Los aparatos internos de los
partidos, de hecho, suelen
mostrar una doble cara, proclaman sus
protocolos y exhiben poses muy correctas, pero cuando las denuncias finalmente aparecen, invocan la confidencialidad
o la presunción de inocencia hasta que
el rumor se vuelve algo absolutamente insoportable. Se requiere algo más que
simples palabras, resulta urgente que
haya tanta coherencia como firmeza y una auténtica tolerancia cero. Y la
ciudadanía, especialmente quienes votaron
esperando representación y respeto, merece que su confianza no sea
tratada como objeto de gestos simbólicos (todos y todas), sino que se traduzca en medidas reales
y efectivas.
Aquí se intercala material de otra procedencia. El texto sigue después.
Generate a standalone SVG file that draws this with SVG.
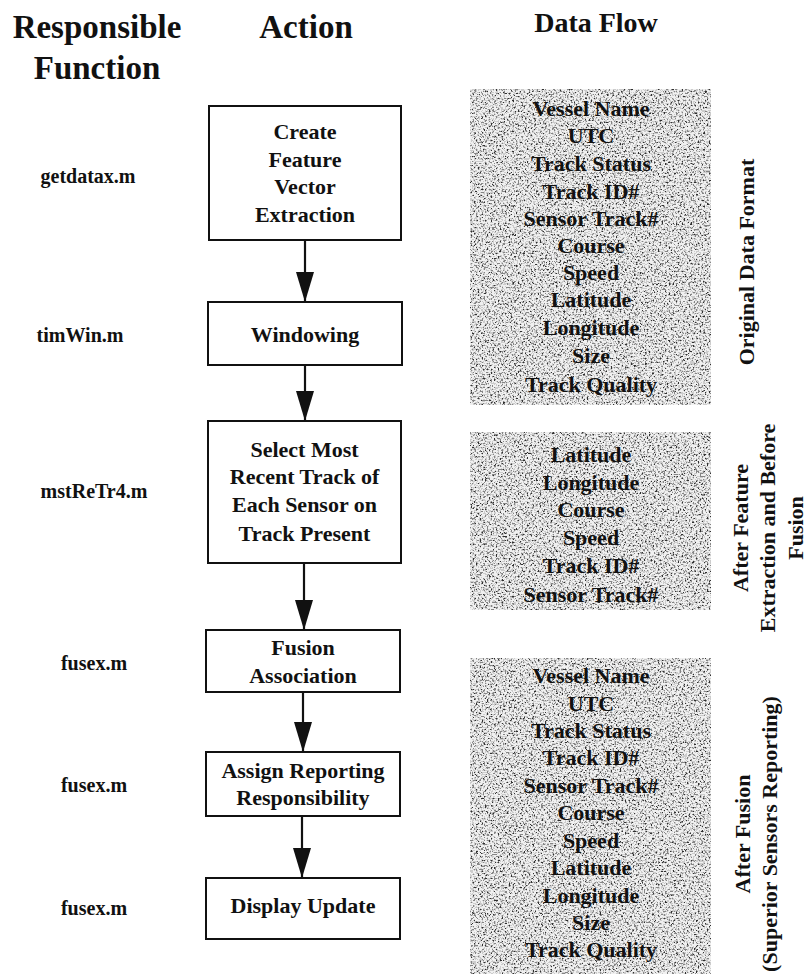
<svg xmlns="http://www.w3.org/2000/svg" width="810" height="974" viewBox="0 0 810 974">
<style>
  text { font-family: "Liberation Serif", "Times New Roman", serif; font-weight: bold; fill: #111; }
  .hdr { font-size: 33px; text-anchor: middle; }
  .hdr2 { font-size: 28px; text-anchor: middle; }
  .fn { font-size: 20px; text-anchor: middle; }
  .box rect { fill: #fff; stroke: #111; stroke-width: 2; }
  .box text { font-size: 22px; text-anchor: middle; }
  .panel text { font-size: 22px; text-anchor: middle; }
  .side { font-size: 22px; text-anchor: middle; }
  .conn line { stroke: #111; stroke-width: 2.2; }
</style>
<defs>
  <marker id="ah" markerUnits="userSpaceOnUse" markerWidth="32" markerHeight="20" refX="30" refY="9" orient="auto">
    <path d="M0,0 L30,9 L0,18 Z" fill="#111"/>
  </marker>
  <filter id="speckle" x="0" y="0" width="100%" height="100%">
    <feTurbulence type="fractalNoise" baseFrequency="0.55" numOctaves="2" seed="7" result="n"/>
    <feColorMatrix in="n" type="matrix" values="0 0 0 0 0  0 0 0 0 0  0 0 0 0 0  1.6 0 0 0 -0.3" result="a"/>
    <feComponentTransfer in="a" result="d">
      <feFuncA type="discrete" tableValues="0 0 0 0.15 0.45 0.8"/>
    </feComponentTransfer>
    <feComposite in="d" in2="SourceGraphic" operator="in"/>
  </filter>
</defs>
<rect width="810" height="974" fill="#fff"/>

<g id="headers">
  <text class="hdr" x="97" y="38">Responsible</text>
  <text class="hdr" x="97" y="79">Function</text>
  <text class="hdr" x="306" y="38">Action</text>
  <text class="hdr2" x="596" y="32">Data Flow</text>
</g>

<g id="functions">
  <text class="fn" x="88" y="183">getdatax.m</text>
  <text class="fn" x="80" y="342">timWin.m</text>
  <text class="fn" x="94" y="498">mstReTr4.m</text>
  <text class="fn" x="94" y="670">fusex.m</text>
  <text class="fn" x="94" y="792">fusex.m</text>
  <text class="fn" x="94" y="915">fusex.m</text>
</g>

<g id="node-create" class="box">
  <rect x="209" y="106" width="192" height="134"/>
  <text x="305" y="139">Create</text>
  <text x="305" y="167">Feature</text>
  <text x="305" y="194">Vector</text>
  <text x="305" y="222">Extraction</text>
</g>
<g id="node-windowing" class="box">
  <rect x="208" y="302" width="194" height="63"/>
  <text x="305" y="342">Windowing</text>
</g>
<g id="node-select" class="box">
  <rect x="208" y="421" width="193" height="142"/>
  <text x="304.5" y="457">Select Most</text>
  <text x="304.5" y="484">Recent Track of</text>
  <text x="304.5" y="512">Each Sensor on</text>
  <text x="304.5" y="541">Track Present</text>
</g>
<g id="node-fusion" class="box">
  <rect x="206" y="630" width="194" height="62"/>
  <text x="303" y="655">Fusion</text>
  <text x="303" y="683">Association</text>
</g>
<g id="node-assign" class="box">
  <rect x="206" y="752" width="194" height="64"/>
  <text x="303" y="778">Assign Reporting</text>
  <text x="303" y="805">Responsibility</text>
</g>
<g id="node-display" class="box">
  <rect x="206" y="878" width="194" height="61"/>
  <text x="303" y="913">Display Update</text>
</g>

<g id="connectors" class="conn">
  <line x1="305" y1="240" x2="305" y2="302" marker-end="url(#ah)"/>
  <line x1="305" y1="365" x2="305" y2="421" marker-end="url(#ah)"/>
  <line x1="304" y1="563" x2="304" y2="630" marker-end="url(#ah)"/>
  <line x1="303" y1="692" x2="303" y2="752" marker-end="url(#ah)"/>
  <line x1="302" y1="816" x2="302" y2="878" marker-end="url(#ah)"/>
</g>

<g id="panel-original" class="panel">
  <rect x="470" y="89" width="241" height="316" fill="#f0f0f0"/>
  <rect x="470" y="89" width="241" height="316" fill="#000" filter="url(#speckle)"/>
  <text x="591" y="116">Vessel Name</text>
  <text x="591" y="143">UTC</text>
  <text x="591" y="171">Track Status</text>
  <text x="591" y="199">Track ID#</text>
  <text x="591" y="226">Sensor Track#</text>
  <text x="591" y="253">Course</text>
  <text x="591" y="280">Speed</text>
  <text x="591" y="307">Latitude</text>
  <text x="591" y="335">Longitude</text>
  <text x="591" y="363">Size</text>
  <text x="591" y="392">Track Quality</text>
</g>

<g id="panel-feature" class="panel">
  <rect x="470" y="432" width="241" height="178" fill="#f0f0f0"/>
  <rect x="470" y="432" width="241" height="178" fill="#000" filter="url(#speckle)"/>
  <text x="591" y="462">Latitude</text>
  <text x="591" y="490">Longitude</text>
  <text x="591" y="517">Course</text>
  <text x="591" y="545">Speed</text>
  <text x="591" y="573">Track ID#</text>
  <text x="591" y="602">Sensor Track#</text>
</g>

<g id="panel-fusion" class="panel">
  <rect x="470" y="658" width="241" height="316" fill="#f0f0f0"/>
  <rect x="470" y="658" width="241" height="316" fill="#000" filter="url(#speckle)"/>
  <text x="591" y="683">Vessel Name</text>
  <text x="591" y="711">UTC</text>
  <text x="591" y="738">Track Status</text>
  <text x="591" y="765">Track ID#</text>
  <text x="591" y="793">Sensor Track#</text>
  <text x="591" y="820">Course</text>
  <text x="591" y="848">Speed</text>
  <text x="591" y="875">Latitude</text>
  <text x="591" y="903">Longitude</text>
  <text x="591" y="930">Size</text>
  <text x="591" y="957">Track Quality</text>
</g>

<g id="side-labels">
  <text class="side" transform="translate(754,262) rotate(-90)">Original Data Format</text>
  <g transform="translate(0,528) rotate(-90)">
    <text class="side" x="0" y="748">After Feature</text>
    <text class="side" x="0" y="775">Extraction and Before</text>
    <text class="side" x="0" y="803">Fusion</text>
  </g>
  <g transform="translate(0,834) rotate(-90)">
    <text class="side" x="0" y="750">After Fusion</text>
    <text class="side" x="0" y="777">(Superior Sensors Reporting)</text>
  </g>
</g>
</svg>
Si la política no es capaz de mirar con empatía a quien sufre y
corregir a fondo su propia cultura interna, perderá algo que es irreparable, no solo votos, sino su autoridad moral. Una
democracia que tolera el desprecio
y acoso hacia las mujeres es, al fin y al cabo, una democracia que deja de
representarnos a todos. No debemos permitirlo.